# Start of EXERCISE INPUTS
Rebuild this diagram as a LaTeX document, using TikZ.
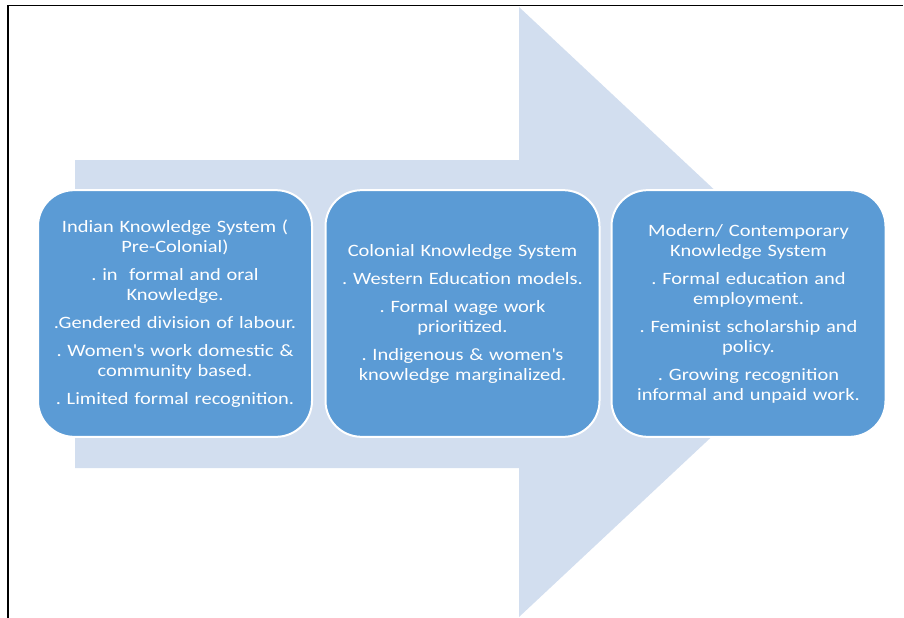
\documentclass[tikz,border=0pt]{standalone}
\usepackage{fontspec}
\setmainfont[FakeStretch=1.18]{Carlito}
\definecolor{arrowfill}{HTML}{D2DEEF}
\definecolor{boxfill}{HTML}{5B9BD5}
\frenchspacing
\begin{document}
\begin{tikzpicture}[x=0.75pt,y=-0.75pt,
  stagebox/.style={draw=white, line width=1.5pt, fill=boxfill, rounded corners=27pt,
    minimum width=205.5pt, minimum height=185pt, inner sep=0pt,
    text width=194pt, align=center, text=white,
    font=\fontsize{13}{15}\selectfont}]
\useasboundingbox (0,0) rectangle (904,618);
% big background arrow
\fill[arrowfill] (75,160) -- (519,160) -- (519,7) -- (845,312) -- (519,617)
  -- (519,468) -- (75,468) -- cycle;
% frame lines
\draw[line width=0.9pt] (8,618) -- (8,5.5) -- (903,5.5);
% stages
\node[stagebox] (b1) at (175,313.5) {Indian Knowledge System (\\ Pre-Colonial)\\[6pt]
  . in\ \ formal and oral\\ Knowledge.\\[6pt]
  .Gendered division of labour.\\[6pt]
  . Women\textquotesingle s work domestic \&\\ community based.\\[6pt]
  . Limited formal recognition.};
\node[stagebox] (b2) at (462.5,313.5) {Colonial Knowledge System\\[6pt]
  . Western Education models.\\[6pt]
  . Formal wage work\\ prioritized.\\[6pt]
  . Indigenous \& women\textquotesingle s\\ knowledge marginalized.};
\node[stagebox] (b3) at (748.5,313.5) {Modern/ Contemporary\\ Knowledge System\\[6pt]
  . Formal education and\\ employment.\\[6pt]
  . Feminist scholarship and\\ policy.\\[6pt]
  . Growing recognition\\ informal and unpaid work.};
\end{tikzpicture}
\end{document}
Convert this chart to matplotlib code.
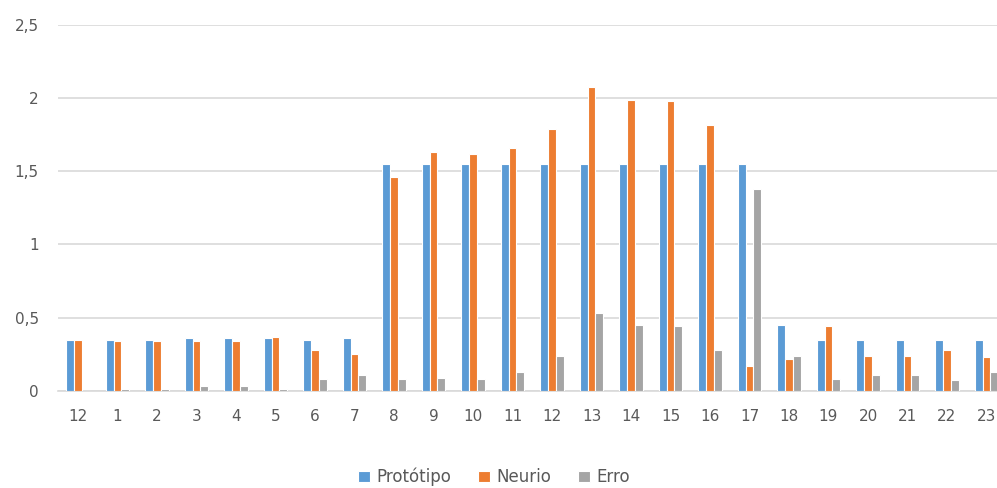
import matplotlib.pyplot as plt
import numpy as np
from matplotlib.ticker import FuncFormatter

horas = ['12', '1', '2', '3', '4', '5', '6', '7', '8', '9', '10', '11',
         '12', '13', '14', '15', '16', '17', '18', '19', '20', '21', '22', '23']
prototipo = [0.35, 0.35, 0.35, 0.36, 0.36, 0.36, 0.35, 0.36, 1.55, 1.55, 1.55, 1.55,
             1.55, 1.55, 1.55, 1.55, 1.55, 1.55, 0.45, 0.35, 0.35, 0.35, 0.35, 0.35]
neurio = [0.35, 0.34, 0.34, 0.34, 0.34, 0.37, 0.28, 0.25, 1.46, 1.63, 1.62, 1.66,
          1.79, 2.08, 1.99, 1.98, 1.82, 0.17, 0.22, 0.44, 0.24, 0.24, 0.28, 0.23]
erro = [0.0, 0.015, 0.015, 0.03, 0.03, 0.015, 0.08, 0.11, 0.08, 0.09, 0.08, 0.13,
        0.24, 0.53, 0.45, 0.44, 0.28, 1.38, 0.24, 0.08, 0.11, 0.11, 0.07, 0.13]

cores = ['#5B9BD5', '#ED7D31', '#A5A5A5']
nomes = ['Protótipo', 'Neurio', 'Erro']
texto = '#595959'

fig = plt.figure(figsize=(9.97, 4.88), dpi=100)
# the plot area runs a little past the right edge of the image
ax = fig.add_axes([58.25 / 997, 97.3 / 488, 948 / 997, 365.5 / 488])

x = np.arange(len(horas))
largura = 0.2
for i, (serie, cor, nome) in enumerate(zip([prototipo, neurio, erro], cores, nomes)):
    ax.bar(x + (i - 1) * largura, serie, largura, color=cor, label=nome,
           edgecolor='white', linewidth=0.8, zorder=3)

ax.set_xlim(-0.5, len(horas) - 0.5)
ax.set_ylim(0, 2.5)
ax.set_yticks([0, 0.5, 1, 1.5, 2, 2.5])
ax.yaxis.set_major_formatter(FuncFormatter(lambda v, p: f'{v:g}'.replace('.', ',')))
ax.set_xticks(x)
ax.set_xticklabels(horas)

ax.grid(axis='y', color='#D9D9D9', linewidth=1.2, zorder=0)
for lado in ['top', 'right', 'left']:
    ax.spines[lado].set_visible(False)
ax.spines['bottom'].set_color('#D9D9D9')
ax.spines['bottom'].set_linewidth(1.2)
ax.tick_params(axis='both', length=0, labelsize=11, labelcolor=texto)
ax.tick_params(axis='x', pad=13)
ax.tick_params(axis='y', pad=14)

fig.legend(loc='center', bbox_to_anchor=(494 / 997, 1 - 477 / 488), ncol=3,
           frameon=False, fontsize=12, labelcolor=texto, handlelength=0.7,
           handleheight=0.7, handletextpad=0.4, columnspacing=1.6,
           borderpad=0.1)

fig.savefig('out.png', dpi=100)
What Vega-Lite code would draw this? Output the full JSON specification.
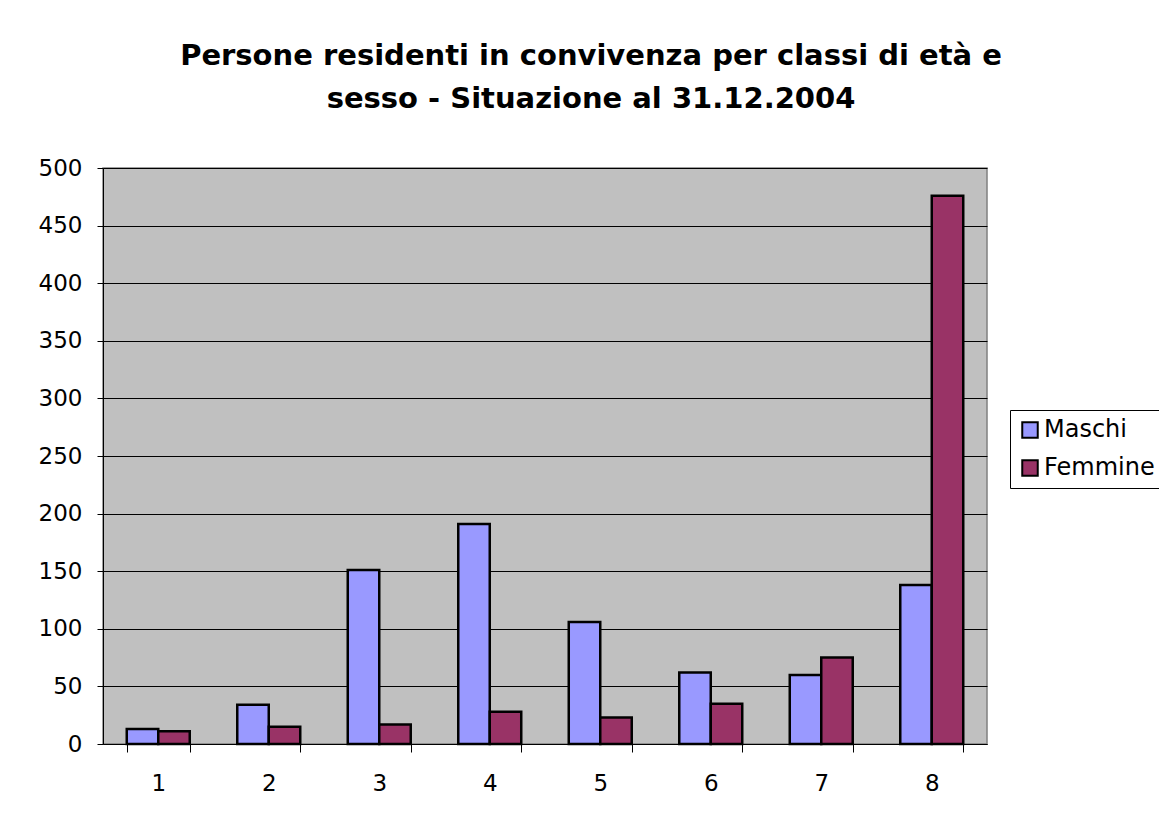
# End of EXERCISE INPUTS
-- THE PROBLEM --
Repeat every record above exactly, but leave out any pictures.

-- RESPONSE TO THE TASK --
Rebuild this diagram as a LaTeX document, using TikZ.
\documentclass[tikz,border=0pt]{standalone}
\usepackage{fontspec}
\setmainfont[FakeStretch=1.18]{Carlito}
\definecolor{arrowfill}{HTML}{D2DEEF}
\definecolor{boxfill}{HTML}{5B9BD5}
\frenchspacing
\begin{document}
\begin{tikzpicture}[x=0.75pt,y=-0.75pt,
  stagebox/.style={draw=white, line width=1.5pt, fill=boxfill, rounded corners=27pt,
    minimum width=205.5pt, minimum height=185pt, inner sep=0pt,
    text width=194pt, align=center, text=white,
    font=\fontsize{13}{15}\selectfont}]
\useasboundingbox (0,0) rectangle (904,618);
% big background arrow
\fill[arrowfill] (75,160) -- (519,160) -- (519,7) -- (845,312) -- (519,617)
  -- (519,468) -- (75,468) -- cycle;
% frame lines
\draw[line width=0.9pt] (8,618) -- (8,5.5) -- (903,5.5);
% stages
\node[stagebox] (b1) at (175,313.5) {Indian Knowledge System (\\ Pre-Colonial)\\[6pt]
  . in\ \ formal and oral\\ Knowledge.\\[6pt]
  .Gendered division of labour.\\[6pt]
  . Women\textquotesingle s work domestic \&\\ community based.\\[6pt]
  . Limited formal recognition.};
\node[stagebox] (b2) at (462.5,313.5) {Colonial Knowledge System\\[6pt]
  . Western Education models.\\[6pt]
  . Formal wage work\\ prioritized.\\[6pt]
  . Indigenous \& women\textquotesingle s\\ knowledge marginalized.};
\node[stagebox] (b3) at (748.5,313.5) {Modern/ Contemporary\\ Knowledge System\\[6pt]
  . Formal education and\\ employment.\\[6pt]
  . Feminist scholarship and\\ policy.\\[6pt]
  . Growing recognition\\ informal and unpaid work.};
\end{tikzpicture}
\end{document}
Convert this chart to matplotlib code.
import matplotlib.pyplot as plt
import numpy as np
from matplotlib.ticker import FuncFormatter

horas = ['12', '1', '2', '3', '4', '5', '6', '7', '8', '9', '10', '11',
         '12', '13', '14', '15', '16', '17', '18', '19', '20', '21', '22', '23']
prototipo = [0.35, 0.35, 0.35, 0.36, 0.36, 0.36, 0.35, 0.36, 1.55, 1.55, 1.55, 1.55,
             1.55, 1.55, 1.55, 1.55, 1.55, 1.55, 0.45, 0.35, 0.35, 0.35, 0.35, 0.35]
neurio = [0.35, 0.34, 0.34, 0.34, 0.34, 0.37, 0.28, 0.25, 1.46, 1.63, 1.62, 1.66,
          1.79, 2.08, 1.99, 1.98, 1.82, 0.17, 0.22, 0.44, 0.24, 0.24, 0.28, 0.23]
erro = [0.0, 0.015, 0.015, 0.03, 0.03, 0.015, 0.08, 0.11, 0.08, 0.09, 0.08, 0.13,
        0.24, 0.53, 0.45, 0.44, 0.28, 1.38, 0.24, 0.08, 0.11, 0.11, 0.07, 0.13]

cores = ['#5B9BD5', '#ED7D31', '#A5A5A5']
nomes = ['Protótipo', 'Neurio', 'Erro']
texto = '#595959'

fig = plt.figure(figsize=(9.97, 4.88), dpi=100)
# the plot area runs a little past the right edge of the image
ax = fig.add_axes([58.25 / 997, 97.3 / 488, 948 / 997, 365.5 / 488])

x = np.arange(len(horas))
largura = 0.2
for i, (serie, cor, nome) in enumerate(zip([prototipo, neurio, erro], cores, nomes)):
    ax.bar(x + (i - 1) * largura, serie, largura, color=cor, label=nome,
           edgecolor='white', linewidth=0.8, zorder=3)

ax.set_xlim(-0.5, len(horas) - 0.5)
ax.set_ylim(0, 2.5)
ax.set_yticks([0, 0.5, 1, 1.5, 2, 2.5])
ax.yaxis.set_major_formatter(FuncFormatter(lambda v, p: f'{v:g}'.replace('.', ',')))
ax.set_xticks(x)
ax.set_xticklabels(horas)

ax.grid(axis='y', color='#D9D9D9', linewidth=1.2, zorder=0)
for lado in ['top', 'right', 'left']:
    ax.spines[lado].set_visible(False)
ax.spines['bottom'].set_color('#D9D9D9')
ax.spines['bottom'].set_linewidth(1.2)
ax.tick_params(axis='both', length=0, labelsize=11, labelcolor=texto)
ax.tick_params(axis='x', pad=13)
ax.tick_params(axis='y', pad=14)

fig.legend(loc='center', bbox_to_anchor=(494 / 997, 1 - 477 / 488), ncol=3,
           frameon=False, fontsize=12, labelcolor=texto, handlelength=0.7,
           handleheight=0.7, handletextpad=0.4, columnspacing=1.6,
           borderpad=0.1)

fig.savefig('out.png', dpi=100)
What Vega-Lite code would draw this? Output the full JSON specification.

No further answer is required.